Play Ball

There’s a certain guiltless pleasure to be had in following a baseball game, and cheering for “your”

It’s held in the idea of a meaningless past-time. The world will not benefit or suffer if the Baltimore Orioles beat my beloved Boston Red Sox today...oh, sure, here in Fenway Park the crowds will mourn, but let’s put the outcome into perspective: lives won’t be lost or saved, governments will not crumble, and the universe will continue to expand and swirl in it’s magnificent indifference.

Baseball offers an escape. Baseball opens itself to you with the understanding that it IS only a game, but for nine innings your soul can indulge in the fantasy that every pitch, every swing, and every play can lead to exuberant victory or devastating failure.

Baseball invites us to pretend that it really matters, and in that altered reality, we condition ourselves for the real forces at work, out there...beyond the green monster walls of this ball park, in the real world.

It’s played on a diamond that is situated on a field...three fields in fact, left, right and center...and within that diamond there are bases where runners can find safety...basemen who are trying to tag them out and in the very center of it all, at the very core of the game and middle of the field...is the pitcher...a player who takes a leather wrapped, red-lace-stitched five and a quarter ounce nine inch round spheroid...and throws it at a speed of over 90 miles per hour at a batter on home plate who hopes to round the bases and return back home.

That’s how the game is played, but what’s important...what makes this event a national past time is the
reverent connection we have with this game that makes it so much more than just a game.

My father played baseball, I played baseball, my stepsons played baseball and one day, my grandchildren will play baseball.

We call it by other names: softball, wiffleball, and T-ball...we play it on different fields; ball parks, parking lots, and in the middle of the street. We use our favorite bats, balls and gloves and wear our own uniforms with local team names that bind us together as comrades.

At the heart of it, this game takes us away from our worries and concerns...at ball parks like Fenway, it presents us with a rural field within the cacophony of a city to witness something that doesn’t really matter, doesn’t truly change anything in our lives or in the lives of others...but can bring us peaceful calm, joyful cheering and groaning disappointment.

Most of all, baseball is timeless. Not just because it’s play transcends the generations of those who have played it...but because there is no time limit for completion. 
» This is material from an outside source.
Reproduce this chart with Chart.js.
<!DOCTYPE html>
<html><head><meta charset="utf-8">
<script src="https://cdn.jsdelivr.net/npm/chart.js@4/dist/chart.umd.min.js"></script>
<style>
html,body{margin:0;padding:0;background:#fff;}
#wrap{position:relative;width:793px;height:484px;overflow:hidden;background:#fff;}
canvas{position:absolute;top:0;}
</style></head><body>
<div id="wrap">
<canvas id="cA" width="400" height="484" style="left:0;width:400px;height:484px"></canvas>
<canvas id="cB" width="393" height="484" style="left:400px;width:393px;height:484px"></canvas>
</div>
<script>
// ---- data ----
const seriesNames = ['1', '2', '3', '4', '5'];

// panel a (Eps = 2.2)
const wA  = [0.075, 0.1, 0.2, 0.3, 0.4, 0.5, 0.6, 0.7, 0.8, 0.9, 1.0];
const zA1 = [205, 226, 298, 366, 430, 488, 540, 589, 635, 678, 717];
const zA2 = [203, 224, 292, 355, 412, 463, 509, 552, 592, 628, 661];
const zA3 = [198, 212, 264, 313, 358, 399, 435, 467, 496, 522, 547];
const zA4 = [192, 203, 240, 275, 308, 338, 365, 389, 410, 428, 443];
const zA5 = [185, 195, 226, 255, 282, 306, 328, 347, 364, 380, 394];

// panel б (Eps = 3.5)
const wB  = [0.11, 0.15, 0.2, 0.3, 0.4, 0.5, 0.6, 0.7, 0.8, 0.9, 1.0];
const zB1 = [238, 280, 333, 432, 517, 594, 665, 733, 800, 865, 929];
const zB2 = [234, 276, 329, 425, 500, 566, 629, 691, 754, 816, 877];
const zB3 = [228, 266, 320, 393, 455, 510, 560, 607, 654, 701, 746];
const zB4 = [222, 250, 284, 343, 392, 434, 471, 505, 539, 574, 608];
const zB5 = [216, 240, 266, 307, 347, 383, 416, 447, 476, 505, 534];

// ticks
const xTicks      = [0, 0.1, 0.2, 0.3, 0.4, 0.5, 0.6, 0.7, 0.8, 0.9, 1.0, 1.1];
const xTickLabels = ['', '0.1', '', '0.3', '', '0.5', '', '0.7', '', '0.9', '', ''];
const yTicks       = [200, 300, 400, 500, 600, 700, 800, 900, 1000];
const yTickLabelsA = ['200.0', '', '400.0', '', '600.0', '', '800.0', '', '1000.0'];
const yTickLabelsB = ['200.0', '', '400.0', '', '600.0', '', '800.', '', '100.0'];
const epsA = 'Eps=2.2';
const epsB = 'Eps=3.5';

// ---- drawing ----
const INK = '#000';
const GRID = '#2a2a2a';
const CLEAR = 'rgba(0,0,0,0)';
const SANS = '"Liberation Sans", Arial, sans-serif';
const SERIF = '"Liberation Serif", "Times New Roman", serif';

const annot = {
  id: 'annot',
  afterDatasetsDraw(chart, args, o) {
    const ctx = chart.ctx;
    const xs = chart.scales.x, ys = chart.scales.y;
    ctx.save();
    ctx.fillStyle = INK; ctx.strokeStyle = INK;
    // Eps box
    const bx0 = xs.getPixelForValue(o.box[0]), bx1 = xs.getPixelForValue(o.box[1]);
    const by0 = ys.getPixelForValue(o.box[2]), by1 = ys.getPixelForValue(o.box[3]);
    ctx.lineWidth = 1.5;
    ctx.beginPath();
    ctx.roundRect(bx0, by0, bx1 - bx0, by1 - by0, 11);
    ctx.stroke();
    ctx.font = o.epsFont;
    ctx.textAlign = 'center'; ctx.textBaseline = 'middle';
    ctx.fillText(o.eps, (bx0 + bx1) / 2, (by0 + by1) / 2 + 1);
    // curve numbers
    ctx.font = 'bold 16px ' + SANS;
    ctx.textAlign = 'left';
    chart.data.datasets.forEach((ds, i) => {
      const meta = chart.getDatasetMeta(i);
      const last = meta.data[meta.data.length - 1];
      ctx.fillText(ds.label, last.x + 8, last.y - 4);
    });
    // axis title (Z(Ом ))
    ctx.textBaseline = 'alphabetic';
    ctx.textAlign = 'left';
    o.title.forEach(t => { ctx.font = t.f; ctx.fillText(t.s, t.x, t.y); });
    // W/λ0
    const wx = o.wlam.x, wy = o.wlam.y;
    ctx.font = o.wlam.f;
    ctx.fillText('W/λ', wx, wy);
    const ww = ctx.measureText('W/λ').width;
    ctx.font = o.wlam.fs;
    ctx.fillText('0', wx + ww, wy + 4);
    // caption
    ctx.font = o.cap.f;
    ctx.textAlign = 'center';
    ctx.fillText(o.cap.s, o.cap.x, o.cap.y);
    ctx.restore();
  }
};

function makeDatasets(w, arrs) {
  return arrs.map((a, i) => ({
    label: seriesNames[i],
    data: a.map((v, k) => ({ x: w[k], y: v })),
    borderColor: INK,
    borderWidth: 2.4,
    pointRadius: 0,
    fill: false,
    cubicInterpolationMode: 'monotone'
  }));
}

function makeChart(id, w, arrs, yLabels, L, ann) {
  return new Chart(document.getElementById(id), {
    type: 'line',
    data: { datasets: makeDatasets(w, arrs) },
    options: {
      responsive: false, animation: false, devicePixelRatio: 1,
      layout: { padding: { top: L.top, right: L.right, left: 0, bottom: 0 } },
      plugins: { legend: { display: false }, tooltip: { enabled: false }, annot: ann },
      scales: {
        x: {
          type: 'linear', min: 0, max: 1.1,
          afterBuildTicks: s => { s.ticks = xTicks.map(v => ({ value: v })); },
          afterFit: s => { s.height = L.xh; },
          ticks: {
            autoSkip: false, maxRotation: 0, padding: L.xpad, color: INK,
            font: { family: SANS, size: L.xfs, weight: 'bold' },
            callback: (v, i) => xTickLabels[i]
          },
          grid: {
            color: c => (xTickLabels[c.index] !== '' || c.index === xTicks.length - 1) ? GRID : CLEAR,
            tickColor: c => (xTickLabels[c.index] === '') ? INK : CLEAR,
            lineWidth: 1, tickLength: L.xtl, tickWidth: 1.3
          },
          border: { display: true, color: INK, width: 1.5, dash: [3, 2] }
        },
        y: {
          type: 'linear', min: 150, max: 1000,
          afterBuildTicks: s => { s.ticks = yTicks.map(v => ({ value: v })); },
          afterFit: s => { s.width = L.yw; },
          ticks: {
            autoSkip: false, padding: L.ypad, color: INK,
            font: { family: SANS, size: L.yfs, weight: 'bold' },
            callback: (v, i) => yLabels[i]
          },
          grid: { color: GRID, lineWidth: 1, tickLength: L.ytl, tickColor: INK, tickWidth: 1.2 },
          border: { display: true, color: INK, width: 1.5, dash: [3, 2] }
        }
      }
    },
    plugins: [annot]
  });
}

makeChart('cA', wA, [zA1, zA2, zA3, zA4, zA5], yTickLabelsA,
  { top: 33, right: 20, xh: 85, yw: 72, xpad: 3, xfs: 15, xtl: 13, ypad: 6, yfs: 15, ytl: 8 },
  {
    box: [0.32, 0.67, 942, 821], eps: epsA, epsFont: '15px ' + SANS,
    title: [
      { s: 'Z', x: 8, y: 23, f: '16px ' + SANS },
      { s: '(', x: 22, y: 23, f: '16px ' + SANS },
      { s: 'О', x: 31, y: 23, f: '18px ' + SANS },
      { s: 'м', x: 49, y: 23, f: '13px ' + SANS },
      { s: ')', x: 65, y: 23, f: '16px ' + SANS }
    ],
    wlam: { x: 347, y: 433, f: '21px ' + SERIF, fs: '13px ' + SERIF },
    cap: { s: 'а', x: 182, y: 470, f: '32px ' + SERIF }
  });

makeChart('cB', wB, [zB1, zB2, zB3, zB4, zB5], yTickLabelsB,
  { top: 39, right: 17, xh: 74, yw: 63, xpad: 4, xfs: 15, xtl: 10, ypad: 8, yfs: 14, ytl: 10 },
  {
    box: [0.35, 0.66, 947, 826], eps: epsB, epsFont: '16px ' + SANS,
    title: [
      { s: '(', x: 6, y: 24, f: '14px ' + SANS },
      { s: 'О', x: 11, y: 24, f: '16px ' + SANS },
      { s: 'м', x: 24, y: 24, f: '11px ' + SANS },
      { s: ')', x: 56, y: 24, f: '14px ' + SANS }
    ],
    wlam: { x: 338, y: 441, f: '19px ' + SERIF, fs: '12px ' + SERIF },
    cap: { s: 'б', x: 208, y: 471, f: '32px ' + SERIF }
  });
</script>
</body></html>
You come here to the ball park, grab yourself a bag of peanuts, a hot dog and maybe a cold beer...and you sit through nine innings of play. It could take one hour, three hours or even much longer...there is no time limit, and best of all, there is no rush.

Out there, in the real world: you will be rushed. 

Out there, in the real world, you will experience events that matter, circumstances that will affect lives, instances of wonderful and painful reality.

As runners, we are familiar with this kind of escape. But our sport, and our game is all about the clock...it’s all about beating that clock, setting a record and finding the peace beyond understanding at the only base we have: the finish line.

A leisurely run is something quite different; it has no rules, it requires no clock...it’s just you and the world, rolling under your feet.

The world can be harsh, and painful, and boring and tragic...but there are places to go, events to be experienced which can offer you solice from the pressure, stress and pains of life:

Here, you can run home.

Here you can be safe.

Here you can play ball.

I’m Steve Runner, reminding you to run long and taper.